GOAL: Gather each line containing the string "matplotlib" from these entries.

════

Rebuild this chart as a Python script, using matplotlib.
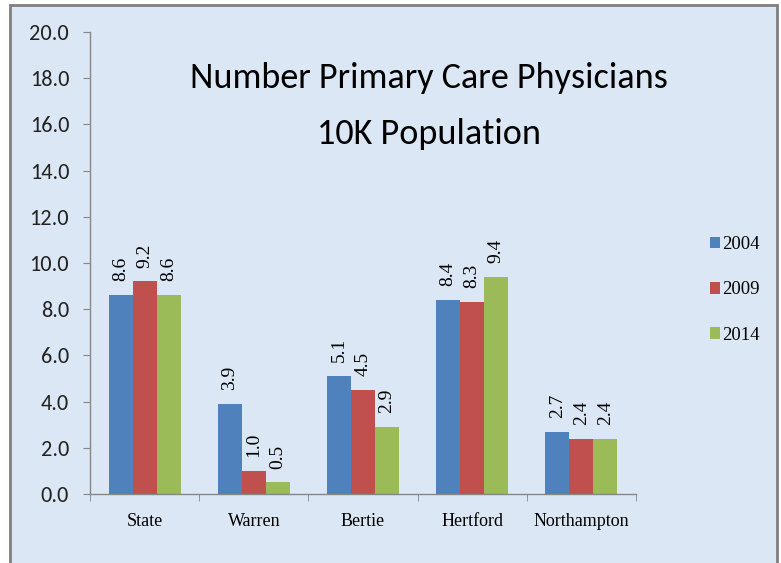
import matplotlib
matplotlib.use("Agg")
import matplotlib.pyplot as plt
from matplotlib.patches import Rectangle
from matplotlib.ticker import MultipleLocator, FixedLocator, FormatStrFormatter
from matplotlib import font_manager as fm
import numpy as np

categories = ["State", "Warren", "Bertie", "Hertford", "Northampton"]
years = ["2004", "2009", "2014"]
values_2004 = [8.6, 3.9, 5.1, 8.4, 2.7]
values_2009 = [9.2, 1.0, 4.5, 8.3, 2.4]
values_2014 = [8.6, 0.5, 2.9, 9.4, 2.4]
title_text = "Number Primary Care Physicians\n10K Population"


def pick_font(prefs, fallback):
    for name in prefs:
        for f in fm.fontManager.ttflist:
            if f.name == name and f.style == "normal" and f.weight in (400, "normal", "regular", "book"):
                return fm.FontProperties(fname=f.fname)
    return fm.FontProperties(family=fallback)


sans_fp = pick_font(["Carlito", "Archivo Narrow", "Liberation Sans Narrow"], "Roboto")
serif = "Liberation Serif"

W, H = 781, 563
fig = plt.figure(figsize=(W / 100, H / 100), dpi=100, facecolor="white")

# slide frame background
frame = Rectangle((10 / W, -0.05), (777 - 10) / W, 1.05 - 5 / H, transform=fig.transFigure,
                  facecolor="#dbe7f4", edgecolor="#7f7f7f", linewidth=2, zorder=-10)
fig.patches.append(frame)

ax = fig.add_axes([90 / W, 1 - 494 / H, (636 - 90) / W, (494 - 32) / H], zorder=5)
ax.set_facecolor("none")

colors = ["#4f81bd", "#c0504d", "#9bbb59"]
series = [values_2004, values_2009, values_2014]
x = np.arange(len(categories))
bw = 0.22
for i, (vals, col, yr) in enumerate(zip(series, colors, years)):
    bars = ax.bar(x + (i - 1) * bw, vals, width=bw, color=col, label=yr, zorder=2)
    for b, v in zip(bars, vals):
        ax.annotate(f"{v:.1f}", (b.get_x() + b.get_width() / 2, v), xytext=(0, 10),
                    textcoords="offset points", rotation=90, ha="center", va="bottom",
                    fontsize=14, family=serif, color="black")

ax.set_xlim(-0.5, len(categories) - 0.5)
ax.set_ylim(0, 20)
ax.yaxis.set_major_locator(MultipleLocator(2))
ax.yaxis.set_major_formatter(FormatStrFormatter("%.1f"))
ax.set_xticks(x)
ax.set_xticklabels(categories, family=serif, fontsize=13)
ax.xaxis.set_minor_locator(FixedLocator(np.arange(-0.5, len(categories), 1.0)))
ax.tick_params(axis="x", which="major", length=0, pad=14)
ax.tick_params(axis="x", which="minor", length=5, direction="out", color="#868686")
ax.tick_params(axis="y", length=5, direction="out", color="#868686", pad=10)
for lab in ax.get_yticklabels():
    lab.set_fontproperties(sans_fp)
    lab.set_fontsize(16)
    lab.set_color("#222222")
for s in ["top", "right"]:
    ax.spines[s].set_visible(False)
for s in ["left", "bottom"]:
    ax.spines[s].set_color("#868686")
    ax.spines[s].set_linewidth(1)

tfp = sans_fp.copy()
tfp.set_size(29)
t = fig.text(429 / W, 1 - 106 / H, title_text, ha="center", va="center",
             fontproperties=tfp, linespacing=1.9, color="black")
# fit the first title line to the reference width (~478 px)
fig.canvas.draw()
l1 = fig.text(0, 0, title_text.split("\n")[0], fontproperties=tfp)
wpx = l1.get_window_extent().width
l1.remove()
tfp.set_size(29 * 478 / wpx)
t.set_fontproperties(tfp)

fig.legend(loc="center left", bbox_to_anchor=(702 / W, 1 - 290 / H), frameon=False,
           prop={"family": serif, "size": 13.5}, handlelength=0.55, handleheight=0.55,
           handletextpad=0.1, labelspacing=1.5, borderaxespad=0)

fig.savefig("out.png", dpi=100, facecolor="white")
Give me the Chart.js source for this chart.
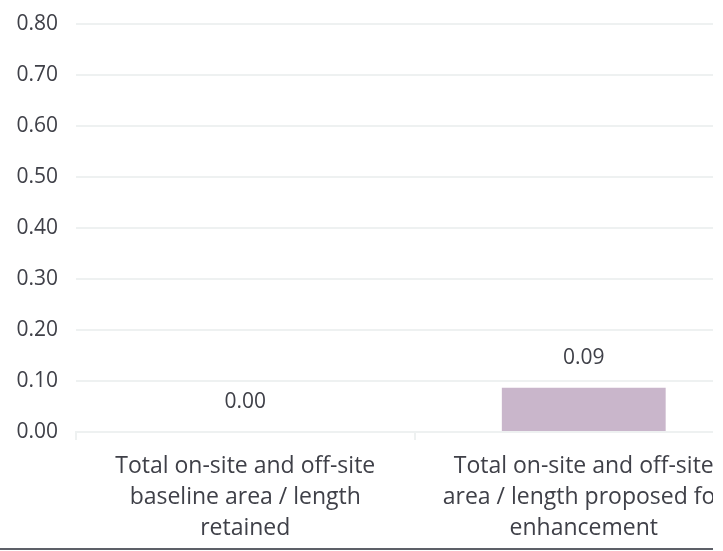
<!DOCTYPE html>
<html>
<head>
<meta charset="utf-8">
<script src="https://cdn.jsdelivr.net/npm/chart.js@4"></script>
<style>
    body { margin: 0; background: #fff; }
    #wrap { position: absolute; left: 0; top: 0; width: 713px; height: 548px; overflow: hidden; }
    #bottomLine { position: absolute; left: 0; top: 548px; width: 713px; height: 2px; background: #5d6068; }
</style>
</head>
<body>
<div id="wrap"><canvas id="chart" width="760" height="559"></canvas></div>
<div id="bottomLine"></div>
<script>
// --- Chart data ---
const categories = [
    ['Total on-site and off-site', 'baseline area / length', 'retained'],
    ['Total on-site and off-site', 'area / length proposed for', 'enhancement']
];
const values = [0, 0.087];
const yTicks = [0, 0.1, 0.2, 0.3, 0.4, 0.5, 0.6, 0.7, 0.8];

const textColor = '#3f4048';
const gridColor = '#eef1f1';

// Draws the value above each bar
const valueLabels = {
    id: 'valueLabels',
    afterDatasetsDraw(chart) {
        const ctx = chart.ctx;
        const meta = chart.getDatasetMeta(0);
        ctx.save();
        ctx.font = '21px "Open Sans"';
        ctx.fillStyle = textColor;
        ctx.textAlign = 'center';
        ctx.textBaseline = 'middle';
        meta.data.forEach((bar, i) => {
            ctx.fillText(values[i].toFixed(2), bar.x, bar.y - 30);
        });
        ctx.restore();
    }
};

new Chart(document.getElementById('chart').getContext('2d'), {
    type: 'bar',
    data: {
        labels: categories,
        datasets: [{
            data: values,
            backgroundColor: '#c9b6cb',
            categoryPercentage: 1,
            barPercentage: 0.484
        }]
    },
    options: {
        responsive: false,
        animation: false,
        layout: { padding: { top: 24, left: 0, right: 7, bottom: 4 } },
        plugins: {
            legend: { display: false },
            tooltip: { enabled: false }
        },
        scales: {
            y: {
                min: 0,
                max: 0.8,
                afterBuildTicks: axis => { axis.ticks = yTicks.map(v => ({ value: v })); },
                afterFit: axis => { axis.width = 76; axis.paddingTop = 0; },
                ticks: {
                    color: textColor,
                    font: { family: 'Open Sans', size: 21 },
                    padding: 18,
                    callback: v => Number(v).toFixed(2)
                },
                grid: { color: gridColor, lineWidth: 2, drawTicks: false },
                border: { display: false }
            },
            x: {
                ticks: {
                    color: textColor,
                    font: { family: 'Open Sans', size: 23, lineHeight: '31px' },
                    maxRotation: 0,
                    padding: 11
                },
                grid: { color: gridColor, lineWidth: 2, drawOnChartArea: false, tickLength: 8 },
                border: { color: gridColor, width: 2 }
            }
        }
    },
    plugins: [valueLabels]
});
</script>
</body>
</html>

════

TASK RESPONSE:
Rebuild this chart as a Python script, using matplotlib.
import matplotlib
matplotlib.use("Agg")
import matplotlib.pyplot as plt
from matplotlib.patches import Rectangle
from matplotlib.ticker import MultipleLocator, FixedLocator, FormatStrFormatter
from matplotlib import font_manager as fm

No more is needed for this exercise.